TASK =
In the following material, identify every line holding the string "that" and return it.

====== PROVIDED DATA

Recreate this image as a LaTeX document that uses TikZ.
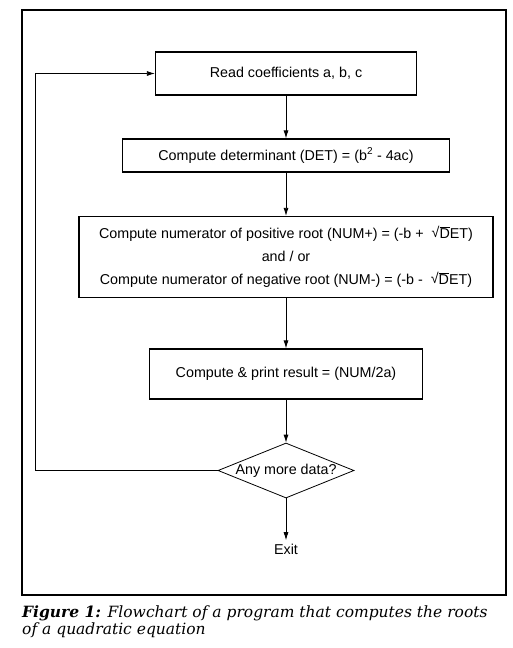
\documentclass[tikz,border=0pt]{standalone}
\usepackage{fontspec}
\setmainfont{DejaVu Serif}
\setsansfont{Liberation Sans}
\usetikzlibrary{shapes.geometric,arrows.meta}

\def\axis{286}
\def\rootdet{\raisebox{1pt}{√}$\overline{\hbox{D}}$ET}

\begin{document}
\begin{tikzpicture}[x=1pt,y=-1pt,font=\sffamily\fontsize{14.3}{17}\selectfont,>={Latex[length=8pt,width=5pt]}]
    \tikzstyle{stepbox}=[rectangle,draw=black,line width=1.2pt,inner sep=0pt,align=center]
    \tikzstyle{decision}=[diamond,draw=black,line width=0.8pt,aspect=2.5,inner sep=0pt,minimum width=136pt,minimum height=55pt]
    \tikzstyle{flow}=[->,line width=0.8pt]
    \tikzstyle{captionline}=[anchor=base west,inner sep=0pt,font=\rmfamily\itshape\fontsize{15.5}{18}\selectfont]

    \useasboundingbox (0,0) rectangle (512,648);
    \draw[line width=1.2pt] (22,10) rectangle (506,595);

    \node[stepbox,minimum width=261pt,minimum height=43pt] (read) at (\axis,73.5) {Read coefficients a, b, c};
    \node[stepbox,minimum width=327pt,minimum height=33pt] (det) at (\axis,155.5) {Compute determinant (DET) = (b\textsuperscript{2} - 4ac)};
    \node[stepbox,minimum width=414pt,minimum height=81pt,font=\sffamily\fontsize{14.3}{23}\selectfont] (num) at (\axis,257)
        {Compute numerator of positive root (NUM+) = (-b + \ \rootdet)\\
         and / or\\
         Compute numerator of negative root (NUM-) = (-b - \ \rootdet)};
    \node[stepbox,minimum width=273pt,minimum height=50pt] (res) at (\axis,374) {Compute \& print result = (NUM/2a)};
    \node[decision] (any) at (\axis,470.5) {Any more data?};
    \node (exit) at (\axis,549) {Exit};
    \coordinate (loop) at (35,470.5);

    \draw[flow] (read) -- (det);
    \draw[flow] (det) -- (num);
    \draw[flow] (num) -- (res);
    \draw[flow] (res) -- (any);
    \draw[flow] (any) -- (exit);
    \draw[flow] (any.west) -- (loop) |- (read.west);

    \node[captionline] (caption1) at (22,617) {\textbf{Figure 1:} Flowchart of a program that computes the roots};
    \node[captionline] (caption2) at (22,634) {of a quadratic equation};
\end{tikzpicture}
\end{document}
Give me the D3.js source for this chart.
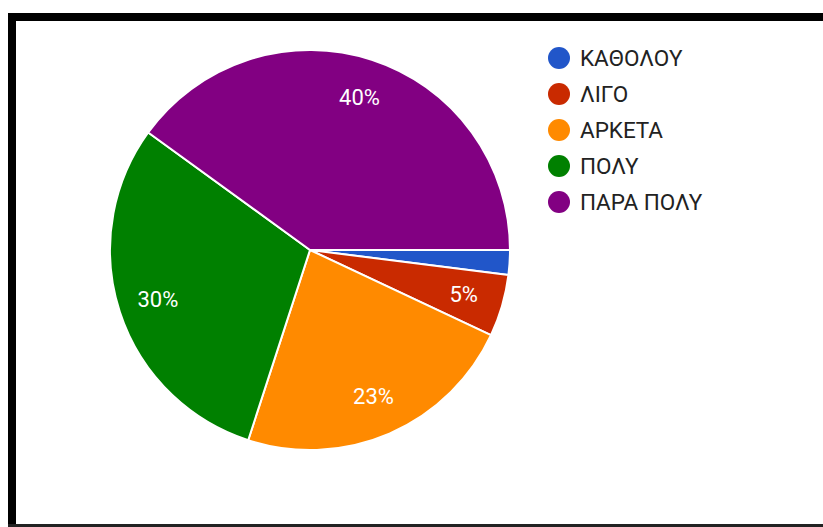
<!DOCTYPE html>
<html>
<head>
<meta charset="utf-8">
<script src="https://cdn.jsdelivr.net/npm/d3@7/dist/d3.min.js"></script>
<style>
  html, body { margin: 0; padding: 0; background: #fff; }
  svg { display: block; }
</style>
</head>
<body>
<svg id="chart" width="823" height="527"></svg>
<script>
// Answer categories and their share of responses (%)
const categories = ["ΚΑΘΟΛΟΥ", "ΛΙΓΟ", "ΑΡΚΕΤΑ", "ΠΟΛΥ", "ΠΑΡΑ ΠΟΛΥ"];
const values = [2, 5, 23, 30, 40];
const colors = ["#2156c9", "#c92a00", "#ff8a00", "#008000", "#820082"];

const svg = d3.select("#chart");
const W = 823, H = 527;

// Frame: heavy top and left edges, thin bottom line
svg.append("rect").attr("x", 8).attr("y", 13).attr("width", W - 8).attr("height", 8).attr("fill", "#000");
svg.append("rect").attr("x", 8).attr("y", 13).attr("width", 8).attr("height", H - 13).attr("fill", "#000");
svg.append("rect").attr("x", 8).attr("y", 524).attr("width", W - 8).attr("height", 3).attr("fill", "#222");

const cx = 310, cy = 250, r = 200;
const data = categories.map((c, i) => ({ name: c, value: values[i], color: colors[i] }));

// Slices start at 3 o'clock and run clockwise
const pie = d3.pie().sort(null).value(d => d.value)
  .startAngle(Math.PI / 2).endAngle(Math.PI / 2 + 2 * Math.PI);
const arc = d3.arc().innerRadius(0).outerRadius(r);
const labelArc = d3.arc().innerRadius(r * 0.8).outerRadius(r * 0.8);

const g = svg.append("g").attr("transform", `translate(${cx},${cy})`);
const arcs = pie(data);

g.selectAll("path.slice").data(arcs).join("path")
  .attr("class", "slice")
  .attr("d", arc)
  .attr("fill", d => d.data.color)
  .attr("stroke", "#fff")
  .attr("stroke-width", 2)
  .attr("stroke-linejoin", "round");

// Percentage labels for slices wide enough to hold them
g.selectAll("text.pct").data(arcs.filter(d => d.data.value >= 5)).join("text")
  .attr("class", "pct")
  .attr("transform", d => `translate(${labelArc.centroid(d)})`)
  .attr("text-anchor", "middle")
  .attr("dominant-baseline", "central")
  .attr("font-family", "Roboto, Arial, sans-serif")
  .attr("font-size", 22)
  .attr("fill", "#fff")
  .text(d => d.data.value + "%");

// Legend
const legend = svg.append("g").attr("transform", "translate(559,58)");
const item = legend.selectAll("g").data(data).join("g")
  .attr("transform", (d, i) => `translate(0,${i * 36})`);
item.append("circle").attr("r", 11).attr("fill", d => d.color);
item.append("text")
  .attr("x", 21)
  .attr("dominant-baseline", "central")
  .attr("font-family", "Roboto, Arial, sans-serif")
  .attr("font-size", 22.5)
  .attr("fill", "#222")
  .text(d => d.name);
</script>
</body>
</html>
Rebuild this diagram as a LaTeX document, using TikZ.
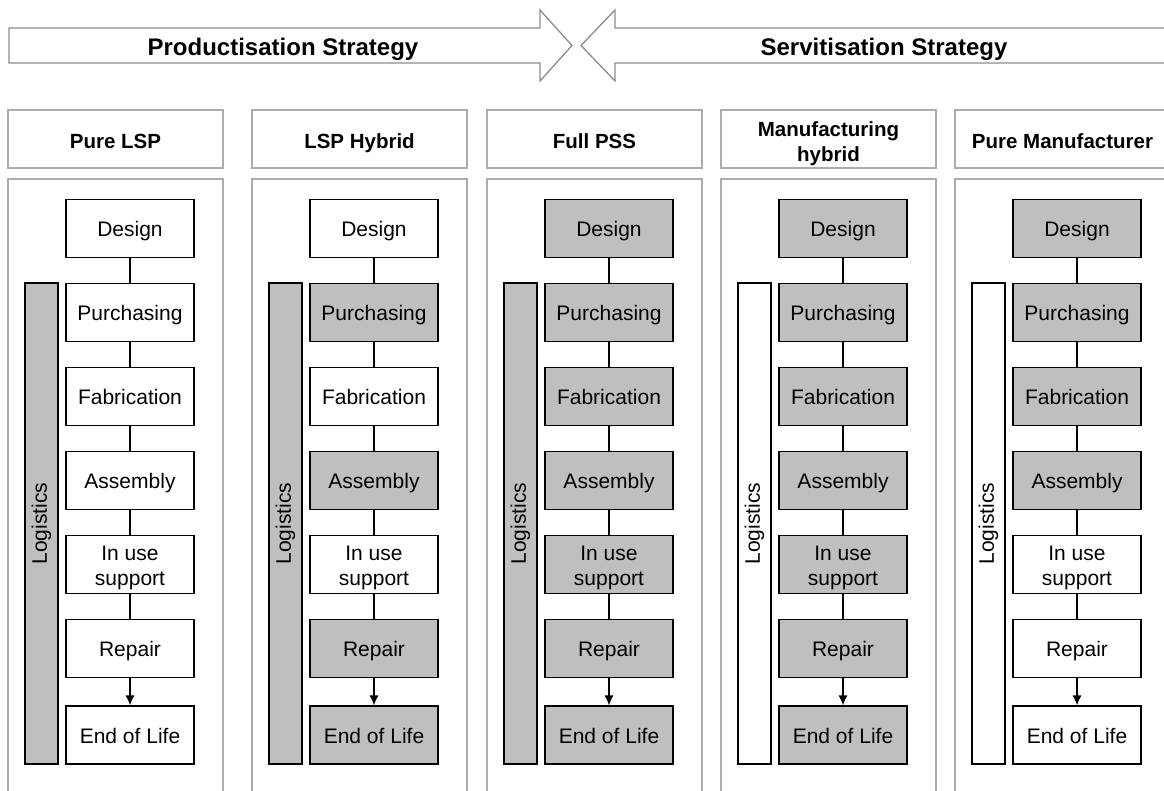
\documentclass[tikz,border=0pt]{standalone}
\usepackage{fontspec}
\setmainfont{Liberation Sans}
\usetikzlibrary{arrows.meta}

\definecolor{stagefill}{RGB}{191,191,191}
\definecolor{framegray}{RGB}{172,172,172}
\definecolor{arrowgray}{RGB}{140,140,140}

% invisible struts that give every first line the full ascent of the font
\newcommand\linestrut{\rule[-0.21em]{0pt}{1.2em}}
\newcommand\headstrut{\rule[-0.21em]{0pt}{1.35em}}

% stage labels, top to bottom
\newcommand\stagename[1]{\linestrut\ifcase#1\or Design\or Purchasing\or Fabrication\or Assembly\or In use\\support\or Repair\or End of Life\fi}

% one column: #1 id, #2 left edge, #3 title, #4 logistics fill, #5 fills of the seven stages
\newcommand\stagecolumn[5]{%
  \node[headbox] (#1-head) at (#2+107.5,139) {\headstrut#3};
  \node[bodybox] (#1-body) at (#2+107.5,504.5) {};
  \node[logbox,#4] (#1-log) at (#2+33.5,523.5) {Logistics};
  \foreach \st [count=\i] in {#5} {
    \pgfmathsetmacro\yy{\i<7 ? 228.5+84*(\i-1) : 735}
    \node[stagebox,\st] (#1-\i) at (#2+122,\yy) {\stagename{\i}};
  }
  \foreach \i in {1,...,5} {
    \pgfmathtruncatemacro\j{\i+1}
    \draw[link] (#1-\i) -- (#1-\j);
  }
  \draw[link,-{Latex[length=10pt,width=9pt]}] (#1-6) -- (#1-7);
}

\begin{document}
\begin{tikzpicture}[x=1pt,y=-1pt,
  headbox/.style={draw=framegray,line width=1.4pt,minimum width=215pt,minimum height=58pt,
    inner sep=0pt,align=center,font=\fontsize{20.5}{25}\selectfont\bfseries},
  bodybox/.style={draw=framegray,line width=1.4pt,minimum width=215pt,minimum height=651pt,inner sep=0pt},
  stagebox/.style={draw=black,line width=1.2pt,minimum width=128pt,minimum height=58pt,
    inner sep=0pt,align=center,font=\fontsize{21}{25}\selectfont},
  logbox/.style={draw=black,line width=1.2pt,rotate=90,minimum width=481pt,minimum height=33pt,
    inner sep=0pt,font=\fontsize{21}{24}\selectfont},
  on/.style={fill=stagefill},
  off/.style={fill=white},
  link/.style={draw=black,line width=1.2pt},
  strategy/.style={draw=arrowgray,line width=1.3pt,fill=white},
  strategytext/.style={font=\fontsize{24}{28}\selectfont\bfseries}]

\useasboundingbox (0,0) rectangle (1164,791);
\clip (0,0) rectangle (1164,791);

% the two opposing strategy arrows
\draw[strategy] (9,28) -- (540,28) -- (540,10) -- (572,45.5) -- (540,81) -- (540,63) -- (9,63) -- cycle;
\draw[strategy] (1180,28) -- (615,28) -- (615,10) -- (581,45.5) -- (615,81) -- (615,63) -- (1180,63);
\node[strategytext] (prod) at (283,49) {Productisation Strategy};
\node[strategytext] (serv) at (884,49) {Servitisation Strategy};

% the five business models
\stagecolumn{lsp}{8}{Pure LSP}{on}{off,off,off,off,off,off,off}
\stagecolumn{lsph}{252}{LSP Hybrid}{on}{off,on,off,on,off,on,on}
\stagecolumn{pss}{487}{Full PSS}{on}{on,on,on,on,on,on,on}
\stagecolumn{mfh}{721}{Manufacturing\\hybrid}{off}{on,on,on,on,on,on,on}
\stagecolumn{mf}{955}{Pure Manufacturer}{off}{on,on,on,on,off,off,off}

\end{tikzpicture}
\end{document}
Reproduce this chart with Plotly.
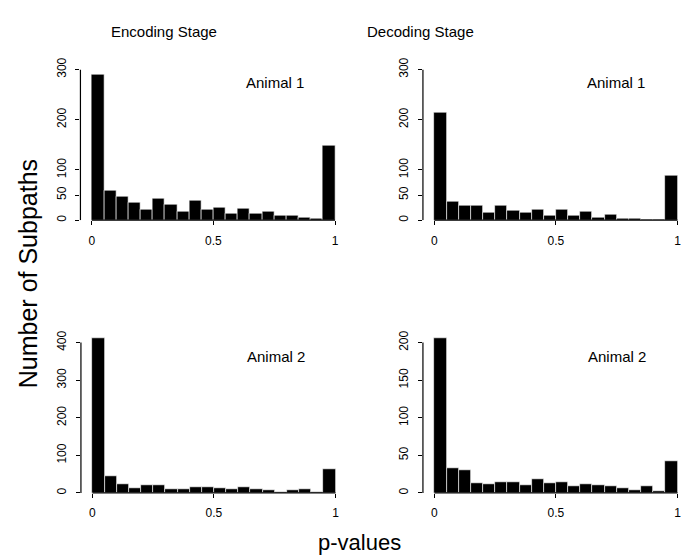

============

TASK RESULT =
Recreate this image as a LaTeX document that uses TikZ.
    \node[captionline] (caption1) at (22,617) {\textbf{Figure 1:} Flowchart of a program that computes the roots};
% invisible struts that give every first line the full ascent of the font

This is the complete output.